2 reviews for Has Anyone Seen Archie Ebbs?

  1. EM Watson

    Has Anyone Seen Archie Ebbs?

    An engrossing story, packed with wholly relatable fun characters, brilliantly crafted around the very real-world painful truths of what life is like for a family when they become evicted and homeless. And more than that, what it’s like to be friendless and overlooked — to be invisible in a crowded room. I’d be truly surprised if this doesn’t become an instant favourite for readers and teachers alike.

    Archie Ebbs is one of the most popular kids in his year six class. He loves telling jokes – good and cringeworthy – and making crazy homemade movies with his pals. Life is, to sum it up, great. But when he, his mother, and sister, Izzy, are evicted from their family home and have to enter temporary accommodation, his whole life takes a plunge.

    Manton House, their ‘temporary’ home, is a rundown set of apartments set across three floors, right at the edge of town. The graffiti under the sign, says it all – ‘Abandon hope all ye who enter here’.

    Having had to give up his cat, Dinger, there is a reluctant realisation that, as his sister insists, he needs to keep his friends at bay too. The embarrassment would be too much, at least for Izzy, who ditches her boyfriend to avoid losing him when he sees their plight.

    With no wifi to talk to his friends, and having turned down sleepovers and visits, Archie soon discovers his friends seem to be ignoring him. In fact, soon they and his teachers don’t seem to be able to see him at all! As things get progressively worse in Manton House, Archie makes a surprising new friend in the basement laundry room, Zofia. She happens to be in the same class as Archie, and has been for the last two years, and yet, he can’t recall seeing her at all. Like Archie, she has truly become invisible to everyone but her family.

    From this one event comes the rebirth, rise of Archie Ebbs. Of course, along the way, there is fun to be had, as well as rescuing Dinger from Mrs Watts’ house. And then there’s the matter of a large sum of money, destined to pay for the end of school celebration, that has been stolen from their classroom.

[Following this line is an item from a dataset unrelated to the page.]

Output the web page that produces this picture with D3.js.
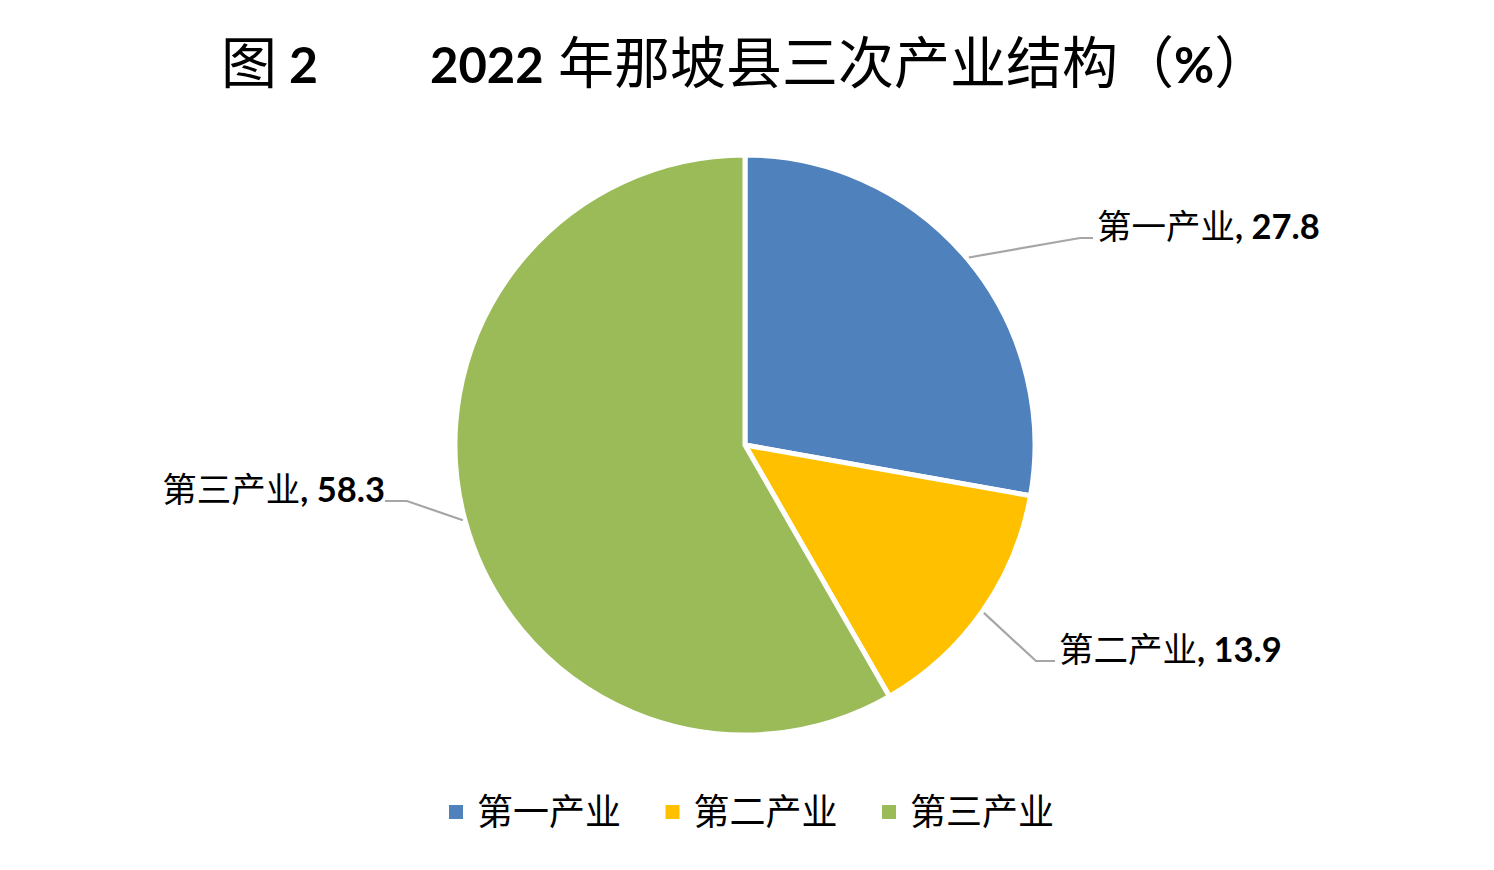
<!DOCTYPE html>
<html>
<head>
<meta charset="utf-8">
<script src="https://cdn.jsdelivr.net/npm/d3@7"></script>
<style>
  body { margin: 0; background: #fff; }
  .cjk { font-family: "Noto Sans CJK SC", sans-serif; }
  .num { font-family: Lato, "Open Sans", sans-serif; font-weight: bold; }
</style>
</head>
<body>
<div id="chart-area"></div>
<script>
// data
let categories = ['第一产业', '第二产业', '第三产业'];
let values = [27.8, 13.9, 58.3];
let colors = ['#4F81BD', '#FFC000', '#9BBB59'];

let width = 1494,
  height = 870;

let svg = d3
  .select('#chart-area')
  .append('svg')
  .attr('width', width)
  .attr('height', height);

// Title
let title = svg.append('text').attr('y', 83).attr('font-size', 56);
title.append('tspan').attr('class', 'cjk').attr('x', 221).text('图');
title.append('tspan').attr('class', 'num').attr('font-size', 50).attr('x', 289).text('2');
let title2 = svg.append('text').attr('y', 83).attr('font-size', 56);
title2.append('tspan').attr('class', 'num').attr('x', 430).attr('font-size', 49).text('2022');
title2.append('tspan').attr('class', 'cjk').attr('x', 558).text('年那坡县三次产业结构（');
title2.append('tspan').attr('class', 'num').attr('font-size', 49).text('%');
title2.append('tspan').attr('class', 'cjk').text('）');

// Pie
let cx = 745, cy = 445, radius = 290;

let pie = d3.pie().sort(null).value(d => d.value);
let arc = d3.arc().innerRadius(0).outerRadius(radius);
let outer = d3.arc().innerRadius(radius + 2).outerRadius(radius + 2);

let data = categories.map((c, i) => ({ name: c, value: values[i], color: colors[i] }));
let arcs = pie(data);

let g = svg.append('g').attr('transform', 'translate(' + cx + ',' + cy + ')');

g.selectAll('path.slice')
  .data(arcs)
  .enter()
  .append('path')
  .attr('class', 'slice')
  .attr('d', arc)
  .attr('fill', d => d.data.color)
  .attr('stroke', '#fff')
  .attr('stroke-width', 5)
  .attr('stroke-linejoin', 'round');

// label layout: elbow point and line end (relative to center), text anchor side
let labelLayout = [
  { elbow: [335, -207], end: [348, -207], side: 'start' },
  { elbow: [291, 216], end: [310, 216], side: 'start' },
  { elbow: [-338, 56], end: [-360, 56], side: 'end' }
];

g.selectAll('polyline.leader')
  .data(arcs)
  .enter()
  .append('polyline')
  .attr('class', 'leader')
  .attr('fill', 'none')
  .attr('stroke', '#A6A6A6')
  .attr('stroke-width', 2.2)
  .attr('points', (d, i) => {
    let p = outer.centroid(d);
    let l = labelLayout[i];
    return [p, l.elbow, l.end].map(q => q.join(',')).join(' ');
  });

let labels = g.selectAll('text.lbl')
  .data(arcs)
  .enter()
  .append('text')
  .attr('class', 'lbl')
  .attr('font-size', 34.5)
  .attr('text-anchor', (d, i) => labelLayout[i].side)
  .attr('x', (d, i) => labelLayout[i].end[0] + (labelLayout[i].side === 'start' ? 4 : 0))
  .attr('y', (d, i) => labelLayout[i].end[1] + 1);

labels.append('tspan').attr('class', 'cjk').text(d => d.data.name);
labels.append('tspan').attr('class', 'num').attr('font-size', 34.5).text(d => ', ' + d.data.value);

// Legend
let legend = svg.selectAll('g.legend')
  .data(data)
  .enter()
  .append('g')
  .attr('class', 'legend')
  .attr('transform', (d, i) => 'translate(' + (449 + i * 216.5) + ',812)');

legend.append('rect')
  .attr('x', 0)
  .attr('y', -7)
  .attr('width', 14)
  .attr('height', 14)
  .attr('fill', d => d.color);

legend.append('text')
  .attr('class', 'cjk')
  .attr('x', 28)
  .attr('y', 0)
  .attr('dy', '0.36em')
  .attr('font-size', 36)
  .text(d => d.name);
</script>
</body>
</html>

    A five star ⭐️⭐️⭐️⭐️⭐️ read and recommendation.

  2. Liam James

    I found Has Anyone Seen Archie Ebbs a really interesting book. It deals with something I’ve really not seen handled in middle grade fiction before, the idea of a family falling off the bottom of the housing ladder, being placed in emergency accommodation and all that comes with it. And I felt like it handled this really, really well. There was Archie’s confusion and upset about why this was happening to them, and his worries about their cat, left behind with a neighbour and how he would cope. There was his sister’s sense of shame, that she couldn’t possibly let anyone in school see where she was living, pushed to a (very believable) extreme of posting social media photos of them outside other houses, and pushing her boyfriend away so that he doesn’t see her there.. There was also their mother’s reactions, anger and resentment at the unhelpful council officers, and her sense of failure, that she’d let her family down badly. I thought this whole element of the book was fantastic. Speaking of the fantastic, there’s another major element to this book, that does push it into the realm of fantasy. Archie turns invisible. His schoolfriends and teachers can no longer see him, though his family can, as can the other “social reject” in his class, a refugee girl living in the same crappy B&B. I honestly found this part of the book really weird., and it felt like we were expected to just accept an awful lot without explanation. Why does Archie have to self-register every morning if no one can remember that he’s supposed to be a pupil there? No one ever comments on him missing class. It’s not just that he’s invisible, it’s like he’s always ceased to be, all of a sudden. Then he comes back, in the middle of giving a speech, and no one says “Where did you come from?” They all just accept that he’s part of the class just as quickly and easily as they accept that he wasn’t. It feels like there was a great metaphor for people becoming invisible, that was pushed into them actually being invisible, but it still feels pretty rough around the edges. I like it as an idea, I’d just like to have seen a little more about what’s happening in other people’s perception of him, past and present. One standout part of the book, however, was the treatment of the class bully, the disruptive element of the class always in trouble. Showing us some of his private life and why he is the way he is was beautifully done.